- WHAT THE TASK ASKS
Select every line containing the word "matplotlib" from the material, and copy those lines.

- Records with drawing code

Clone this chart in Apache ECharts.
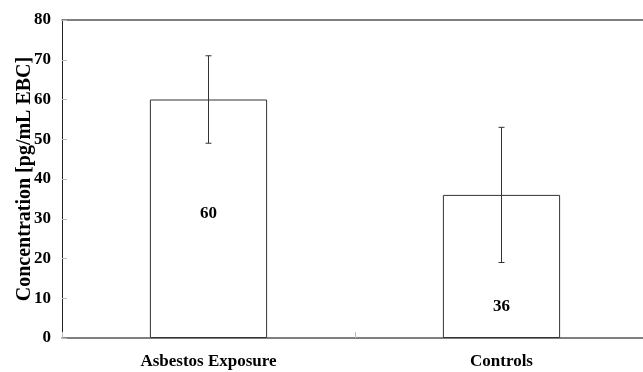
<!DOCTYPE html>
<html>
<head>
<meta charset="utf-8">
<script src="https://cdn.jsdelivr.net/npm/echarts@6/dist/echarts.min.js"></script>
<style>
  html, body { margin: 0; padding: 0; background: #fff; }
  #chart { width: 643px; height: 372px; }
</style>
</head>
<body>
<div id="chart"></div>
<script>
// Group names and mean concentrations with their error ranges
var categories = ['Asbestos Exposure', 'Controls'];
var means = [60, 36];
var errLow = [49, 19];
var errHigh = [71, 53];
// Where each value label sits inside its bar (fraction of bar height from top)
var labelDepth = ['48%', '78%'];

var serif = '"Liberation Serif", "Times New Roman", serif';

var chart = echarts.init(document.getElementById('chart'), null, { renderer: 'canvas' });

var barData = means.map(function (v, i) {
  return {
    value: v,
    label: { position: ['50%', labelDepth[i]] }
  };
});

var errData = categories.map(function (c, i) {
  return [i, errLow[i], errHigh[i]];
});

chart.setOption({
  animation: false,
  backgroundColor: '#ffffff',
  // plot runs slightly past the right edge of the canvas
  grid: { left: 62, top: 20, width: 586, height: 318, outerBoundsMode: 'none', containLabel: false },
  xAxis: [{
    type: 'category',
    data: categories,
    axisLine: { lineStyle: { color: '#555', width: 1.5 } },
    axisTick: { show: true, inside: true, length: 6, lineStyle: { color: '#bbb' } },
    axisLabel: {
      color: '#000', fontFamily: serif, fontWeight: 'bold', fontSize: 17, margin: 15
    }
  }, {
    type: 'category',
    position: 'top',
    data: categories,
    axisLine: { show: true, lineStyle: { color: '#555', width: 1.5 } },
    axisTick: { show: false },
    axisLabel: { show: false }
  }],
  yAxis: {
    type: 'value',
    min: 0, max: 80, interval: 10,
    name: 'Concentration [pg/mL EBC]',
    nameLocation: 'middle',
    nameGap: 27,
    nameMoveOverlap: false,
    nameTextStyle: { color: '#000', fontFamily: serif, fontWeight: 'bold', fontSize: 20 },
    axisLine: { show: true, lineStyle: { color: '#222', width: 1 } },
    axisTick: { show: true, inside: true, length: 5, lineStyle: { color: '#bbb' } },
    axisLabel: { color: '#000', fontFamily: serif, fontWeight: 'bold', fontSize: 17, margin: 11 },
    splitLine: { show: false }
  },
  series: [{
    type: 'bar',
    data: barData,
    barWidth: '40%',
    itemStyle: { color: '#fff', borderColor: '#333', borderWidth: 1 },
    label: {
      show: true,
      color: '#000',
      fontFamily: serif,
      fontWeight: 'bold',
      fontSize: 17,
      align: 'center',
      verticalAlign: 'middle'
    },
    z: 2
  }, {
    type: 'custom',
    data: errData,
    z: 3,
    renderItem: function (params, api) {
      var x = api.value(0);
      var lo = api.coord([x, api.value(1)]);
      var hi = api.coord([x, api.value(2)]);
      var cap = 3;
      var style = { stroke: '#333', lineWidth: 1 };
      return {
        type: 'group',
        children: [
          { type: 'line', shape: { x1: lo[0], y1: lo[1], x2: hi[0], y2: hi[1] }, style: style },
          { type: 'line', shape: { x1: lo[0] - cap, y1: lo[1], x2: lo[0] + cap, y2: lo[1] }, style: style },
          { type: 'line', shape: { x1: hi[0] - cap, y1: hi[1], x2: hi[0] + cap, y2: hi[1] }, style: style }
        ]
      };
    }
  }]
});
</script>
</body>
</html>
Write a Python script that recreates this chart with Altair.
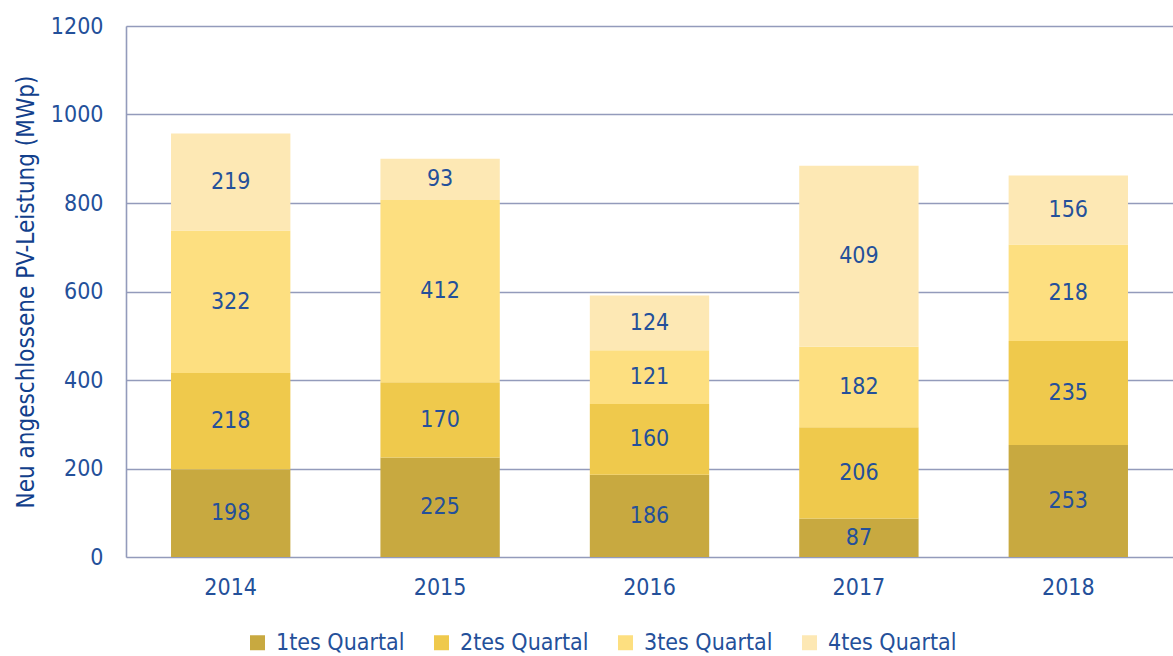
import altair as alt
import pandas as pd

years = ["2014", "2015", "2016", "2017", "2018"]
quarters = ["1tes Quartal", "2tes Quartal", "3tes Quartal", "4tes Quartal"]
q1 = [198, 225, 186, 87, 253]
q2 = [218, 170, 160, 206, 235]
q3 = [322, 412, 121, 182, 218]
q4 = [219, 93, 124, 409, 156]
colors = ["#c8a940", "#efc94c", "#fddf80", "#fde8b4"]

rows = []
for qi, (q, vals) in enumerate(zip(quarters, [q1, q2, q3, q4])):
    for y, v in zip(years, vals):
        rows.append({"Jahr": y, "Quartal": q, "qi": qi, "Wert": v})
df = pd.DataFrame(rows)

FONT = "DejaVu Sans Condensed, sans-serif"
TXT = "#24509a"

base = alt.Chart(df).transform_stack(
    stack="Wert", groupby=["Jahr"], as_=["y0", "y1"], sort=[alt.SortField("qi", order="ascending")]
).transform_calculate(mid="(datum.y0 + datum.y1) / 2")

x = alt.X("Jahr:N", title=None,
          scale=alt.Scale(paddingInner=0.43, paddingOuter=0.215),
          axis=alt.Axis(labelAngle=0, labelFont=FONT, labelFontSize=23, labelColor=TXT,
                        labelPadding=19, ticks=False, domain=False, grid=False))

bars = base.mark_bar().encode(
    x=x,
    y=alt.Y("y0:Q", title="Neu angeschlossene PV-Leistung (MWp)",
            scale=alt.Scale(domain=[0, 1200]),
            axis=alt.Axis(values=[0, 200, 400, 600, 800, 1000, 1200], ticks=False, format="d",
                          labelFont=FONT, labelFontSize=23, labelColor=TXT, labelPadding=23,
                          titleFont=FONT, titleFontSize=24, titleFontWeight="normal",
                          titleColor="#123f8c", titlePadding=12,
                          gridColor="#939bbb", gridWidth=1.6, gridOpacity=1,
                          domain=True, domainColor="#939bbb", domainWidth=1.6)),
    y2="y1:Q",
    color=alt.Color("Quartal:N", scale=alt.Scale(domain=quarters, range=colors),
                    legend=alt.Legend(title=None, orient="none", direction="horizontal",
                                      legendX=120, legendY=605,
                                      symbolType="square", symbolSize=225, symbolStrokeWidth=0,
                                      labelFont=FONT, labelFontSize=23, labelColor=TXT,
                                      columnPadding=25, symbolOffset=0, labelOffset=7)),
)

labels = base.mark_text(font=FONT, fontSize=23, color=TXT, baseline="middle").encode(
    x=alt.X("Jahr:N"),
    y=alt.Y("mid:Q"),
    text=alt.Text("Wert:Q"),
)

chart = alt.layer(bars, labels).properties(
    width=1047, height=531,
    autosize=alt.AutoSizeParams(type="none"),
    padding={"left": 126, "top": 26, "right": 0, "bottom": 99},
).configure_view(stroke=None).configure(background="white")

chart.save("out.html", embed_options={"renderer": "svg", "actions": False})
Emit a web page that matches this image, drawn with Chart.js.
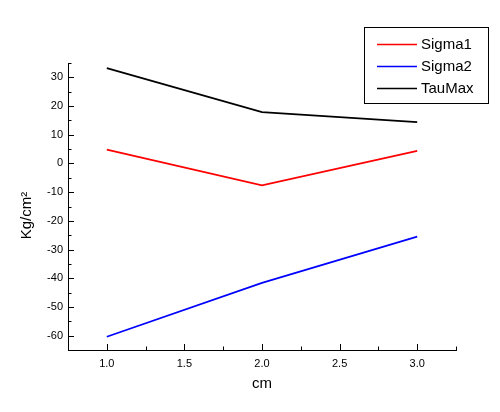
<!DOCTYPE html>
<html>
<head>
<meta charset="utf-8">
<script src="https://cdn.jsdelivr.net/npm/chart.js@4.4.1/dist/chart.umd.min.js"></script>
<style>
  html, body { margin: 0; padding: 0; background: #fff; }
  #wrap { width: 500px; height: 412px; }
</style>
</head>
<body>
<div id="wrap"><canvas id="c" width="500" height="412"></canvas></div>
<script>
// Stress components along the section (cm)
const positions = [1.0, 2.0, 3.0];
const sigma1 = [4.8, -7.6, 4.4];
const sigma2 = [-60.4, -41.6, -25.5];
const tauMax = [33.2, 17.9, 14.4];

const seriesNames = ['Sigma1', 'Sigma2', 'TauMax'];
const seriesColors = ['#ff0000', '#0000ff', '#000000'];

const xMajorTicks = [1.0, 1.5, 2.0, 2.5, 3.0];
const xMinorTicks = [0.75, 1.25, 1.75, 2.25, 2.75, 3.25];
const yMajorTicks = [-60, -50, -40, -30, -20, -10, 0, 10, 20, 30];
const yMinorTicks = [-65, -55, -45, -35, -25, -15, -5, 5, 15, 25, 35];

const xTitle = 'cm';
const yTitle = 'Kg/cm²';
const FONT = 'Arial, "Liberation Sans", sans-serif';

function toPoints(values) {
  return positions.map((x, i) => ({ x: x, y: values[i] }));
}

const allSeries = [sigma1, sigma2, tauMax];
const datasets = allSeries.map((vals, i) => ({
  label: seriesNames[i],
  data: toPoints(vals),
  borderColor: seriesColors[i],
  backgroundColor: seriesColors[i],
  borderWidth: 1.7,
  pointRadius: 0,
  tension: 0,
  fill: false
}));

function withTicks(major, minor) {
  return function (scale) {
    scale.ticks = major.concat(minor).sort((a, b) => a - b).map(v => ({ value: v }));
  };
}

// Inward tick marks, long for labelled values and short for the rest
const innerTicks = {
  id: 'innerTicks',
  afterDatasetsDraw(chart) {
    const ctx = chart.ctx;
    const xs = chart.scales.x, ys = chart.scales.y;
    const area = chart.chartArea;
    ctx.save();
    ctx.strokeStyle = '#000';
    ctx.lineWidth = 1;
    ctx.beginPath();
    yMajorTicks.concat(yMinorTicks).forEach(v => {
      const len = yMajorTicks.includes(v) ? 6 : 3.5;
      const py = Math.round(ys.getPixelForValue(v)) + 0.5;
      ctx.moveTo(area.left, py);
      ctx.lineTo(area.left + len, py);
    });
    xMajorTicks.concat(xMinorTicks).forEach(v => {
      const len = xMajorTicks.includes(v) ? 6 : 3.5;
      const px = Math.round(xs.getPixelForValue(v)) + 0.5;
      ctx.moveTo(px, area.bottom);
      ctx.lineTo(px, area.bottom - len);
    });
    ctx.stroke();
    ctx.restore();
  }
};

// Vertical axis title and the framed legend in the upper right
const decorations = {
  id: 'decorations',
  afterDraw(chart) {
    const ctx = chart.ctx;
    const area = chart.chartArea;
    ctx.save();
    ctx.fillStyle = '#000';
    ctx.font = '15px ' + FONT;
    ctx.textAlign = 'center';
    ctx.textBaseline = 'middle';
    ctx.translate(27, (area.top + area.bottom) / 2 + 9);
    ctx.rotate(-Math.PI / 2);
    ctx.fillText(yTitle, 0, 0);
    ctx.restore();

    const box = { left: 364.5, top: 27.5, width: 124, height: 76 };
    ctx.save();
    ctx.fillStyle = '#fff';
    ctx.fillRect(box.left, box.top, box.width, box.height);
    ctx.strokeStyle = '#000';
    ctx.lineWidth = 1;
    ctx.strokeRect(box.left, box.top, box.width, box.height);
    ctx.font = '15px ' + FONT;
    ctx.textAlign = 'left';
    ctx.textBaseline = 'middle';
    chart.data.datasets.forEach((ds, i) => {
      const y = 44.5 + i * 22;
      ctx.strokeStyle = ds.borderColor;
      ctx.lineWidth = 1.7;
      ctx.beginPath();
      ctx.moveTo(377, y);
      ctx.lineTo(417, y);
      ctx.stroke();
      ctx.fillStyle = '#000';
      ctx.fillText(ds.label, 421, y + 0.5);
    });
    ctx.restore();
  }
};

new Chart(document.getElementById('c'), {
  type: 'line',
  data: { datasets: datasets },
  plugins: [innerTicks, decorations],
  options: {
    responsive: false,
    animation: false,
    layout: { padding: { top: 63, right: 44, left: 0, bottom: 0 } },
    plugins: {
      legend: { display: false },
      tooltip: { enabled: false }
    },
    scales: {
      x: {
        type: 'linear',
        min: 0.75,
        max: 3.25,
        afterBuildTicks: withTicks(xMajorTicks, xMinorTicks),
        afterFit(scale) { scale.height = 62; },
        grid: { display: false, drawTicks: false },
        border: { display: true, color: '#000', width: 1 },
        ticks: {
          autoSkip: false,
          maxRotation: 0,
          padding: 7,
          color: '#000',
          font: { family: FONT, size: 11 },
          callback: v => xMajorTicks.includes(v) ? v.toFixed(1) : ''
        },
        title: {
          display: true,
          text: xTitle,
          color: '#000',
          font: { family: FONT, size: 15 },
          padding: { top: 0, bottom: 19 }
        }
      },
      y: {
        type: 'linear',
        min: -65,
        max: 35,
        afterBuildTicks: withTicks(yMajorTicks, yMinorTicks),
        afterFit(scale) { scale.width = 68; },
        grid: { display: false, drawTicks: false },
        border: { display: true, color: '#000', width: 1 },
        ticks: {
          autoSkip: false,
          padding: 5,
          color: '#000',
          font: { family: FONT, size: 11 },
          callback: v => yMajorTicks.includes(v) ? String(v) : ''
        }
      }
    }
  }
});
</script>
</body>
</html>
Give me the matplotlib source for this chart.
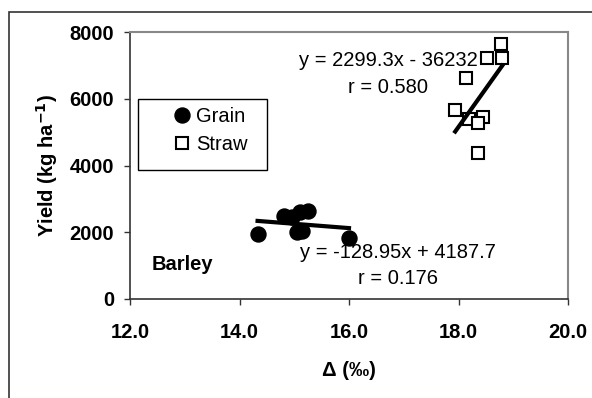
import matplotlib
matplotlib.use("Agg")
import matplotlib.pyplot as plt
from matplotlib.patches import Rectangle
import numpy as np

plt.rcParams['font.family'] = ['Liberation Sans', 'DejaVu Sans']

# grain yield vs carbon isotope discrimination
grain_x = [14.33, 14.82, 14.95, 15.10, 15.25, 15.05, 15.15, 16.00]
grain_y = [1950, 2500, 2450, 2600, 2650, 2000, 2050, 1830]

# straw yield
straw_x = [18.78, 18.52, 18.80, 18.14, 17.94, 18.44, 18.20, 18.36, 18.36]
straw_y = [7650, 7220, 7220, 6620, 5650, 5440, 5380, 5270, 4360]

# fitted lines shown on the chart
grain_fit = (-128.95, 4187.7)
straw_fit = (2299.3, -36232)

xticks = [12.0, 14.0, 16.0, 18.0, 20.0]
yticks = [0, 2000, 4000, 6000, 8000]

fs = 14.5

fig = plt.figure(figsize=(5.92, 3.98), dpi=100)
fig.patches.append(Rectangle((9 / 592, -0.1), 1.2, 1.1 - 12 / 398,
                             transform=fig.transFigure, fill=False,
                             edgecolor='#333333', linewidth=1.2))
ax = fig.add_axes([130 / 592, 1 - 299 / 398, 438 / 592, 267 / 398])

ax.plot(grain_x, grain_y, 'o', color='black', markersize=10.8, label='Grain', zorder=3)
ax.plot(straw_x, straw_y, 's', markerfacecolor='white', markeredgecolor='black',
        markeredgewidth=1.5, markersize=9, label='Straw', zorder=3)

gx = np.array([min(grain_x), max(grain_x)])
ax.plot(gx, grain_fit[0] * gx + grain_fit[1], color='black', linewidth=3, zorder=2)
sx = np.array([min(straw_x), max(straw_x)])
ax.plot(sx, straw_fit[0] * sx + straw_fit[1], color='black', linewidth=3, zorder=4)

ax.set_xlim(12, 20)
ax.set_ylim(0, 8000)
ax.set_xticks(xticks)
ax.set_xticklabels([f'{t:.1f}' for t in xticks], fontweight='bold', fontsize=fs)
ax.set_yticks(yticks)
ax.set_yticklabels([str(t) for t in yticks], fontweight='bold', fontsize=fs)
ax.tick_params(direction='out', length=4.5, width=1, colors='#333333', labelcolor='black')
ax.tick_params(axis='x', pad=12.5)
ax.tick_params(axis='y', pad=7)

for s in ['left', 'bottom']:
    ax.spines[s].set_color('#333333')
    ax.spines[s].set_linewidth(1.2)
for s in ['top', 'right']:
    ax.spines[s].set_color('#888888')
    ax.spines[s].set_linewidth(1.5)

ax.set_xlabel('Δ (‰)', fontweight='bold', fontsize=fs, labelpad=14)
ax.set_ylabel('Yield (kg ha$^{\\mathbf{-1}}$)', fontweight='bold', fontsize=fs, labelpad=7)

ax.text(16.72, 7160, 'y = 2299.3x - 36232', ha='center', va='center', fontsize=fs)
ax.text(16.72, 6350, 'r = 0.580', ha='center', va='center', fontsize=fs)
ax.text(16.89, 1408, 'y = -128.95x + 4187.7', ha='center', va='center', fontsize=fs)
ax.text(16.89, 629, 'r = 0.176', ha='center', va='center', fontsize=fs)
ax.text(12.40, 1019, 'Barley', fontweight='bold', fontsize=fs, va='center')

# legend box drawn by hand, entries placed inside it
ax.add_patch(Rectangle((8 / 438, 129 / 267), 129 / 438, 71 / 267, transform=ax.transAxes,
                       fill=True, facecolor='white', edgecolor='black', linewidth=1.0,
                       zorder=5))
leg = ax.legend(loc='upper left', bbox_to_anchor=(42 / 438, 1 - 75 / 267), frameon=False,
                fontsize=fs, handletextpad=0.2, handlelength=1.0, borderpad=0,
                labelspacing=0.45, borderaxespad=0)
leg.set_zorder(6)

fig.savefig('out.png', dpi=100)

- RESULT FOR THIS TASK
Give me the matplotlib source for this chart.
import matplotlib
matplotlib.use("Agg")
import matplotlib.pyplot as plt
from matplotlib.patches import Rectangle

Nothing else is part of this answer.